Ireland's foreign minister has criticised his Israeli counterpart for giving no "assurances" that the Jewish state was not behind the assassination of a Hamas chief in Dubai.
Micheal Martin said Avigdor Lieberman "did not deny" that Israel's spy agency was involved in the killing of Mahmoud al-Mabhouh last month, in an operation that used fake European passports.
His comments came after a meeting between Lieberman and European Union foreign ministers in Brussels, Belgium on Monday.
Lieberman said there was "no proof" his country was involved in the killing of al-Mabhouh in the United Arab Emirates.
"There is no proof Israel is involved in this affair, and if somebody had presented any proof, aside from press stories, we would have reacted," he said.
EU leaders have strongly condemned the murder and the use of forged European passports by assassins, but have not directly criticised Israel.
"The EU strongly condemns the fact that those involved in this action [assassination] used fraudulent EU member states' passports and credit cards acquired through the theft of EU citizens' identities," a declaration released on Monday said.
Martin said he told Lieberman of Ireland's "grave concern about the fraudulent use of passport material," with five Irish passports so far known to have been misused in
carrying out the assassination.
He said he told Lieberman that the security of Irish citizens had been placed at risk and that the theft, in this case of valid passport numbers, even if not names or photographs or credit cards, "violates the integrity of our passport system."
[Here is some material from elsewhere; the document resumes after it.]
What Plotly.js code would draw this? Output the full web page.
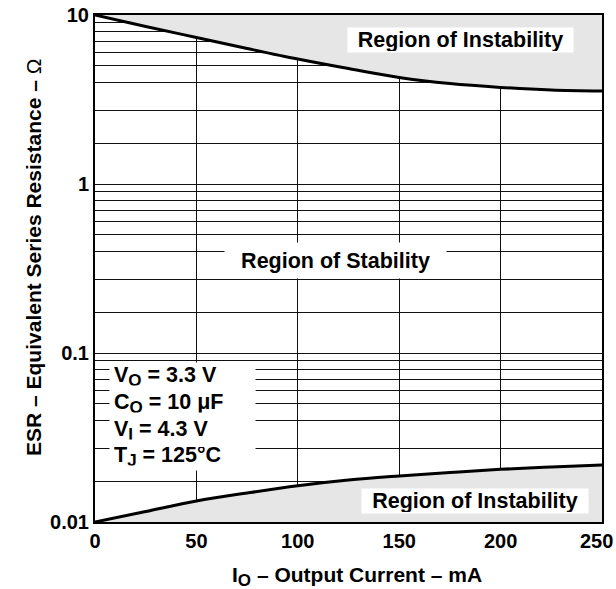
<!DOCTYPE html>
<html>
<head>
<meta charset="utf-8">
<script src="https://cdn.plot.ly/plotly-3.0.1.min.js"></script>
<style>html,body{margin:0;padding:0;background:#fff;}#chart{width:616px;height:589px;}</style>
</head>
<body>
<div id="chart"></div>
<script>
// ---- data ----
const outputCurrent = [0, 25, 50, 75, 100, 125, 150, 175, 200, 225, 250];                 // mA
const esrUpperLimit = [10, 8.55, 7.36, 6.34, 5.49, 4.82, 4.27, 3.93, 3.73, 3.60, 3.55];     // ohm
const esrLowerLimit = [0.01, 0.01154, 0.01331, 0.01485, 0.0164, 0.01772, 0.01872, 0.01963, 0.0205, 0.02116, 0.02174]; // ohm
const xTickVals = [0, 50, 100, 150, 200, 250];
const xTickText = ['0', '50', '100', '150', '200', '250'];
const yDecades = [0.01, 0.1, 1, 10];
const yDecadeLabels = ['0.01', '0.1', '1', '10'];
const yGridSteps = [1.74, 2.72, 4, 5, 6, 7, 8, 9];   // grid lines inside each decade, as drawn
const SUB = s => '<sub><span style="font-size:17px">' + s + '</span></sub>';
const conditions = ['V' + SUB('O') + ' = 3.3 V', 'C' + SUB('O') + ' = 10 \u03bcF', 'V' + SUB('I') + ' = 4.3 V', 'T' + SUB('J') + ' = 125\u00b0C'];

const X_MIN = 0, X_MAX = 250, Y_MIN = 0.01, Y_MAX = 10;

// tick/grid arrays for the log axis
const yTickVals = [], yTickText = [];
yDecades.forEach((d, i) => {
  yTickVals.push(d); yTickText.push(yDecadeLabels[i]);
  if (d < Y_MAX) yGridSteps.forEach(s => { yTickVals.push(d * s); yTickText.push(''); });
});
// the last x label sits against the page edge: drawn as an annotation so it is not clipped
const lastXLabel = xTickText[xTickText.length - 1];
const xTickTextAxis = xTickText.slice(0, -1).concat(['']);

const fillCol = '#e6e6e6';
const traces = [
  { // instability above upper limit
    x: outputCurrent.concat([X_MAX, X_MIN]), y: esrUpperLimit.concat([Y_MAX, Y_MAX]),
    mode: 'lines', fill: 'toself', fillcolor: fillCol, line: {width: 0}, hoverinfo: 'skip', showlegend: false
  },
  { // instability below lower limit
    x: outputCurrent.concat([X_MAX, X_MIN]), y: esrLowerLimit.concat([Y_MIN, Y_MIN]),
    mode: 'lines', fill: 'toself', fillcolor: fillCol, line: {width: 0}, hoverinfo: 'skip', showlegend: false
  },
  { x: outputCurrent, y: esrUpperLimit, mode: 'lines', line: {color: '#000', width: 3, shape: 'spline'}, showlegend: false },
  { x: outputCurrent, y: esrLowerLimit, mode: 'lines', line: {color: '#000', width: 3, shape: 'spline'}, showlegend: false }
];

const F = 'Liberation Sans, Arial, Helvetica, sans-serif';
const fontLbl = {family: F, size: 21.5, color: '#000', weight: 'bold'};
const fontTick = {family: F, size: 20, color: '#000', weight: 'bold'};
const fontTitle = {family: F, size: 21, color: '#000', weight: 'bold'};
const L = Math.log10;

const annotations = [
  {x: 180, y: L(7.07), text: 'Region of Instability', showarrow: false, bgcolor: '#fff', width: 223, height: 22, font: fontLbl},
  {x: 118.6, y: -0.453, text: 'Region of Stability', showarrow: false, bgcolor: '#fff', width: 219, height: 33, font: fontLbl},
  {x: 187.6, y: L(0.01326), text: 'Region of Instability', showarrow: false, bgcolor: '#fff', width: 224, height: 22, font: fontLbl},
  {x: X_MAX, xref: 'x', yref: 'paper', y: (522 - 541) / 507, yanchor: 'middle', xanchor: 'right', xshift: 12,
   text: lastXLabel, showarrow: false, font: fontTick, borderpad: 0},
  {xref: 'paper', yref: 'paper', x: (356.5 - 95) / 507, y: (522 - 576) / 507, yanchor: 'middle',
   text: 'I' + SUB('O') + ' \u2013 Output Current \u2013 mA', showarrow: false, font: fontTitle},
  {xref: 'paper', yref: 'paper', x: (20 - 95) / 507, y: (522 - 257.5) / 507, textangle: -90,
   text: 'ESR \u2013 Equivalent Series Resistance \u2013 <span style="font-weight:normal">\u03a9</span>', showarrow: false, font: fontTitle}
];
const condY = [-1.140, -1.298, -1.456, -1.613];
conditions.forEach((t, i) => annotations.push({
  x: 43.1, y: condY[i], text: t, showarrow: false, bgcolor: '#fff', width: 137, height: 18.6,
  align: 'left', borderpad: 4, font: fontLbl
}));

const layout = {
  width: 616, height: 589,
  margin: {l: 95, r: 14, t: 15, b: 67},
  paper_bgcolor: '#fff', plot_bgcolor: '#fff',
  showlegend: false,
  xaxis: {
    range: [X_MIN, X_MAX], tickmode: 'array', tickvals: xTickVals, ticktext: xTickTextAxis,
    showgrid: true, gridcolor: '#111', gridwidth: 1, zeroline: false,
    showline: true, mirror: true, linecolor: '#000', linewidth: 2,
    ticks: '', tickfont: fontTick
  },
  yaxis: {
    type: 'log', range: [L(Y_MIN), L(Y_MAX)], tickmode: 'array', tickvals: yTickVals, ticktext: yTickText,
    showgrid: true, gridcolor: '#111', gridwidth: 1, zeroline: false,
    showline: true, mirror: true, linecolor: '#000', linewidth: 2,
    ticks: '', tickfont: fontTick, ticklabeloverflow: 'allow'
  },
  annotations: annotations
};

Plotly.newPlot('chart', traces, layout, {staticPlot: true, displayModeBar: false});
</script>
</body>
</html>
Although the EU is not directly responsible for passport issues, which are under the individual jurisdiction of its 27 members, it is likely to support any measures that the affected nations may propose.
A senior EU diplomat said Israel's suspected role in the murder of al-Mabhouh and the killers' alleged use of forged EU passports would threaten relations with the European bloc.
Separately, the British embassy in Israel said on Sunday it was giving new passports to six British nationals whose identities were stolen by the suspects.
Izzat al-Rishq, a Hamas official, told the Jordanian newspaper Al-Sabeel that the group "has formed a high-level investigation committee" to try to discover "how the Mossad was able to carry out the operation".
In Dubai, Anwar Gargash, the UAE's minister of state for foreign affairs, voiced concern on Sunday that the assassins used expertly doctored passports from nations that do not require advance UAE visas, allowing them to enter the country without scrutiny.
Sheikh Abdullah bin Zayed Al-Nahyan, the foreign minister, urged European allies to investiigate how fraudulent passports had been used by the hit squad.
Emirati officials close to the investigation said that at least two more suspects in the murder entered the country on fraudulent Irish passports.
They also said some of the 18 suspects visited the Gulf city state for a reconnaissance mission at least once before the murder.
The UK Sunday Times newspaper reported on Sunday that Binyamin Netanyahu, Israel's prime minister, had allegedly given the green light for the assassination.
The paper, citing "sources with knowledge of Mossad", said Netanyahu visited the Israeli intelligence headquarters in early January and, after being briefed, authorised the killing of al-Mabhouh.
A rehearsal of the operation, which reportedly involved at least 18 agents, was apparently carried out at a Tel Aviv hotel - without detection - prior to the briefing, The Times reported.
Hamas has acknowledged that al-Mabhouh smuggled weapons for it. The Palestinian group rules the Gaza Strip after seizing control from its rival Fatah in 2007. It is also opposed to Israel's existence as an independent state.